Nine agricultural producers in Maine will receive $1.36 million in grants as part of the U.S. Department of Agriculture’s $45 million Value-Added Producer Grant program that will fund 325 projects across the country.
“It is important for USDA Rural Development to invest in these Maine agricultural producers that are using innovative ideas to add value to their product lines, thereby increasing agricultural/aquaculture production in rural Maine. These business development activities help to make diverse products available to consumers while supporting jobs and the local economy in Maine, said Virginia Manuel, USDA rural development state director for Maine, in a press release.
In Maine, nine agricultural producers have been selected to receive a total of $1,363,118 in Value-Added Producer Grants.
— American Unagi, LLC, Thomaston, $49,400, to assess the feasibility and marketability of processed products made from farm-raised American eels. Planning funds will support hiring a marketing consultant, performing consumer testing, nutritional analysis, and development of a business plan.
— Penobscot McCrum, LLC, Belfast, $248,000, to assist with personnel, ingredients, and marketing expenses associated with transforming raw potatoes into processed potato wedges. Working capital funds will help expand the existing customer by 300 percent over the course of the grant period.
— South Paw Farm, Margaret Mitchell, Freedom, $63,856, to promote and produce canned, organic marinara sauce and salsa. Working capital funds will support labor costs for processing, product delivery, and bookkeeping as well as assist in paying for marketing, jars, and product labels.
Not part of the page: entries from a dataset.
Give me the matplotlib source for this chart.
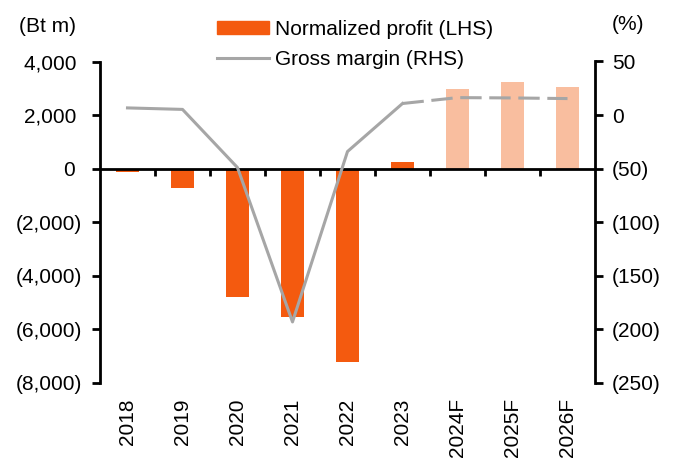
import matplotlib
matplotlib.use("Agg")
import matplotlib.pyplot as plt
from matplotlib.ticker import FuncFormatter, FixedLocator
from matplotlib.transforms import blended_transform_factory
from matplotlib.lines import Line2D
from matplotlib.patches import Patch

plt.rcParams['font.family'] = ['Liberation Sans', 'DejaVu Sans']
plt.rcParams['font.size'] = 15

years = ['2018', '2019', '2020', '2021', '2022', '2023', '2024F', '2025F', '2026F']
profit = [-120, -740, -4790, -5520, -7200, 250, 2960, 3240, 3060]
margin = [6.7, 5.3, -49, -193, -34, 10.8, 16.3, 16.0, 15.4]
n_actual = 6  # 2018-2023 actual, rest forecast

bar_col = '#F45A0F'
fc_col = '#F9BE9F'
line_col = '#A6A6A6'


def paren_fmt(v, pos):
    if v < 0:
        return f"({abs(v):,.0f})"
    return f"{v:,.0f} "


fig = plt.figure(figsize=(6.78, 4.62), dpi=100)
ax = fig.add_axes([100 / 678, 1 - 383 / 462, 495 / 678, 321.5 / 462])
ax2 = ax.twinx()

x = list(range(len(years)))
colors = [bar_col if i < n_actual else fc_col for i in x]
ax.bar(x, profit, width=0.41, color=colors, zorder=2)

ax.set_xlim(-0.5, len(years) - 0.5)
ax.set_ylim(-8000, 4000)
ax.yaxis.set_major_locator(FixedLocator(range(-8000, 4001, 2000)))
ax.yaxis.set_major_formatter(FuncFormatter(paren_fmt))
ax.tick_params(axis='y', direction='out', length=6, width=2, pad=7)

# category axis sits on the zero line
ax.spines['bottom'].set_position(('data', 0))
ax.spines['bottom'].set_linewidth(2)
ax.spines['bottom'].set_zorder(3)
ax.spines['left'].set_linewidth(2)
ax.spines['top'].set_visible(False)
ax.spines['right'].set_visible(False)
ax.set_xticks([i + 0.5 for i in x[:-1]])
ax.set_xticklabels([])
ax.tick_params(axis='x', direction='out', length=5, width=2)

trans = blended_transform_factory(ax.transData, ax.transAxes)
for i, lab in enumerate(years):
    ax.annotate(lab, xy=(i, 0), xycoords=trans, xytext=(0, -11),
                textcoords='offset points', rotation=90, ha='center', va='top')

# gross margin on right axis
ax2.plot(x[:n_actual], margin[:n_actual], color=line_col, lw=2.2)
ax2.plot(x[n_actual - 1:], margin[n_actual - 1:], color=line_col, lw=2.2,
         dashes=(7, 2.5))
ax2.set_ylim(-250, 50)
ax2.yaxis.set_major_locator(FixedLocator(range(-250, 51, 50)))
ax2.yaxis.set_major_formatter(FuncFormatter(lambda v, p: f"({abs(v):.0f})" if v < 0 else f"{v:.0f}"))
ax2.tick_params(axis='y', direction='out', length=6, width=2, pad=6)
ax2.spines['right'].set_linewidth(2)
for s in ['top', 'left', 'bottom']:
    ax2.spines[s].set_visible(False)

fig.text(47 / 678, 1 - 27 / 462, '(Bt m)', ha='center', va='center')
fig.text(628 / 678, 1 - 25 / 462, '(%)', ha='center', va='center')

handles = [Patch(color=bar_col, label='Normalized profit (LHS)'),
           Line2D([0], [0], color=line_col, lw=2.2, label='Gross margin (RHS)')]
fig.legend(handles=handles, loc='upper left', bbox_to_anchor=(217 / 678, 1 - 20 / 462),
           frameon=False, borderpad=0, borderaxespad=0, handlelength=2.5,
           handleheight=0.55, handletextpad=0.3, labelspacing=0.52)

fig.savefig('out.png', dpi=100)
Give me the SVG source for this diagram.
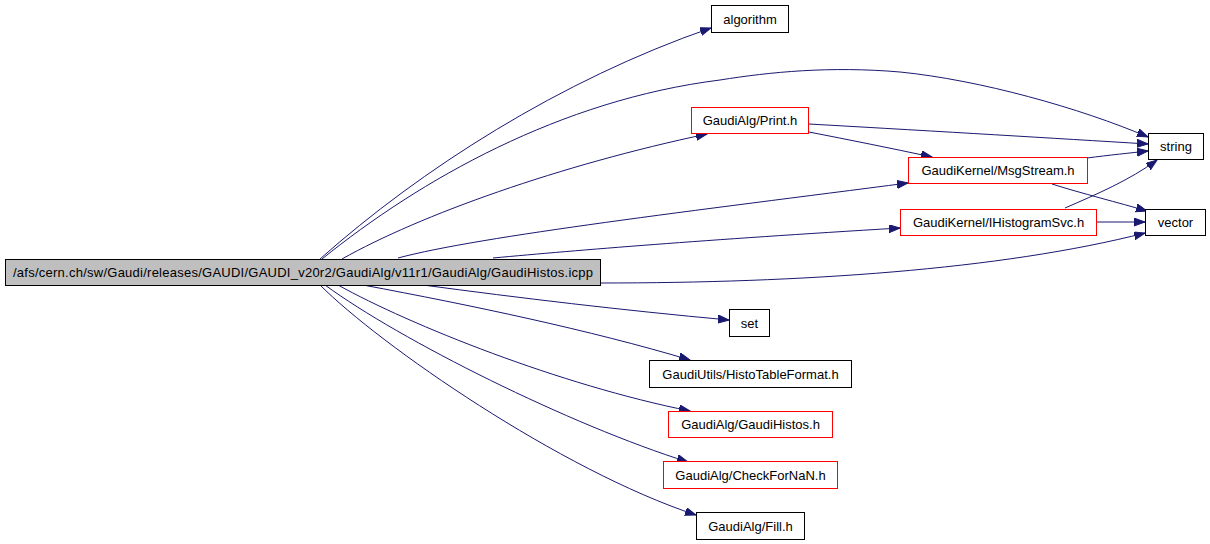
<svg xmlns="http://www.w3.org/2000/svg" width="1210" height="544" viewBox="0 0 1210 544">
<defs>
<style>
.n rect{fill:#ffffff;stroke:#000000;stroke-width:1}
.n.red rect{stroke:#ff0000}
.n.main rect{fill:#bfbfbf}
.n text{font-family:"Liberation Sans",Arial,sans-serif;font-size:13px;fill:#000000;text-anchor:middle}
.e path{fill:none;stroke:#191970;stroke-width:1;marker-end:url(#ah)}
</style>
<marker id="ah" markerUnits="userSpaceOnUse" markerWidth="13" markerHeight="9" refX="11" refY="4" orient="auto">
<path d="M0,0 L11,4 L0,8 z" fill="#191970" stroke="#191970" stroke-width="1"/>
</marker>
</defs>
<rect width="1210" height="544" fill="#ffffff"/>
<g id="edges" class="e">
<path d="M320,259 C420,170 560,80 711,28"/>
<path d="M322,259 C420,180 560,100 720,80 C770,72 830,66 900,72 C980,80 1080,108 1148,137"/>
<path d="M342,259 C420,215 560,165 707,134"/>
<path d="M398,258 C480,236 700,210 908,183"/>
<path d="M493,258 C580,250 700,240 900,228"/>
<path d="M600,283 C800,283 1000,270 1145,233"/>
<path d="M809,124 C950,132 1050,138 1148,144"/>
<path d="M809,132 C850,140 890,148 932,157"/>
<path d="M1087,158 C1110,155 1130,153 1148,151"/>
<path d="M1052,184 C1080,193 1120,203 1147,211"/>
<path d="M1065,208 C1095,195 1130,180 1157,160"/>
<path d="M1097,222 L1145,222"/>
<path d="M423,285 C520,298 620,310 729,320"/>
<path d="M363,285 C470,305 590,330 690,360"/>
<path d="M338,285 C410,325 560,385 690,411"/>
<path d="M325,285 C400,340 570,425 688,462"/>
<path d="M320,285 C380,345 560,470 696,515"/>
</g>
<g id="node-main" class="n main"><rect x="5.5" y="259.5" width="595" height="26"/><text x="303" y="277" textLength="580" lengthAdjust="spacing">/afs/cern.ch/sw/Gaudi/releases/GAUDI/GAUDI_v20r2/GaudiAlg/v11r1/GaudiAlg/GaudiHistos.icpp</text></g>
<g id="node-algorithm" class="n"><rect x="711.5" y="5.5" width="77" height="27"/><text x="750" y="23.5">algorithm</text></g>
<g id="node-print" class="n red"><rect x="691.5" y="107.5" width="117" height="26"/><text x="750" y="125">GaudiAlg/Print.h</text></g>
<g id="node-string" class="n"><rect x="1148.5" y="133.5" width="55" height="26"/><text x="1176" y="151">string</text></g>
<g id="node-msgstream" class="n red"><rect x="908.5" y="157.5" width="179" height="26"/><text x="998" y="175">GaudiKernel/MsgStream.h</text></g>
<g id="node-ihistosvc" class="n red"><rect x="900.5" y="209.5" width="196" height="26"/><text x="998.5" y="227">GaudiKernel/IHistogramSvc.h</text></g>
<g id="node-vector" class="n"><rect x="1145.5" y="209.5" width="60" height="26"/><text x="1175.5" y="227">vector</text></g>
<g id="node-set" class="n"><rect x="729.5" y="309.5" width="40" height="27"/><text x="749.5" y="327.5">set</text></g>
<g id="node-histotable" class="n"><rect x="649.5" y="360.5" width="202" height="27"/><text x="750.5" y="378.5">GaudiUtils/HistoTableFormat.h</text></g>
<g id="node-gaudihistos" class="n red"><rect x="668.5" y="411.5" width="164" height="26"/><text x="750.5" y="429">GaudiAlg/GaudiHistos.h</text></g>
<g id="node-checkfornan" class="n red"><rect x="663.5" y="461.5" width="174" height="27"/><text x="750.5" y="479.5">GaudiAlg/CheckForNaN.h</text></g>
<g id="node-fill" class="n"><rect x="696.5" y="512.5" width="108" height="27"/><text x="750.5" y="530.5">GaudiAlg/Fill.h</text></g>
</svg>
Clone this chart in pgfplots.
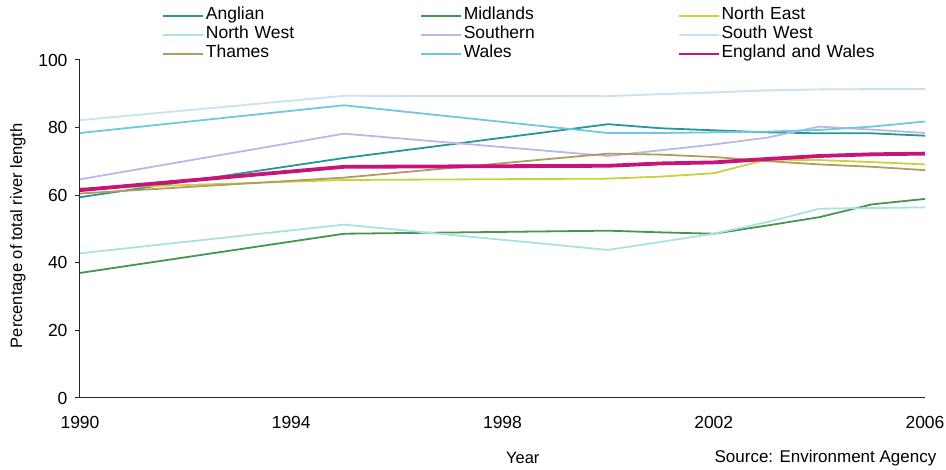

— Noami Brautigam, independent producer, Monroe, $24,145, to assist with the branding, processing, marketing, and distribution of organic winter greens. Working capital funds will support a marketing strategy that teaches Maine consumers to shop for fresh, locally-grown, organic vegetables year-round.
— Ricker Hill Orchards, Turner, $250,000, to be used for brand unification, expanding product reach nationally, and to increase production of raw apple cider vinegar, hard cider, fruit wines, and carbonated sweet ciders. Working capital funds will support hiring a marketing manager, enhancing online presence, and increasing production of all products.
— Avena Botanicals, Rockport, $250,000, to assist with personnel, processing, and marketing costs to increase sales of organic herbal products. Working capital funds will help expand the existing customer base and revenues more than 50 percent over the course of the grant period.
— Fuzzy Udder Creamery, Jessica Laing Dowling, Whitefield, $177,717, to pay costs to produce and market artisan cheeses from goat and sheep milk. Working capital funds will be used for marketing, attending and participating in conferences, packaging, labeling, and labor, in an effort to expand markets and increase customers.
— Thirty Acre Farm, LLC, Whitefield, $250,000, to expand the marketing and processing of sauerkraut and other fermented products made from organic vegetables. Working capital funds will support labor costs for production, packaging, labeling, operational and promotional expenses.
— Dogpatch Farm, LLC, Washington, $50,000, to brand and direct market pork from critically rare Mulefoot Hogs. Working capital funds will support labor costs for production, sales, marketing, and delivery as well as packaging, labeling and promotional expenses.
VAPG grants can be used to develop new product lines from raw agricultural products or promote additional uses for established products. Veterans, socially disadvantaged groups, beginning farmers and ranchers, operators of small- and medium-sized family farmstand ranches, and farmer and rancher cooperatives are given special priority.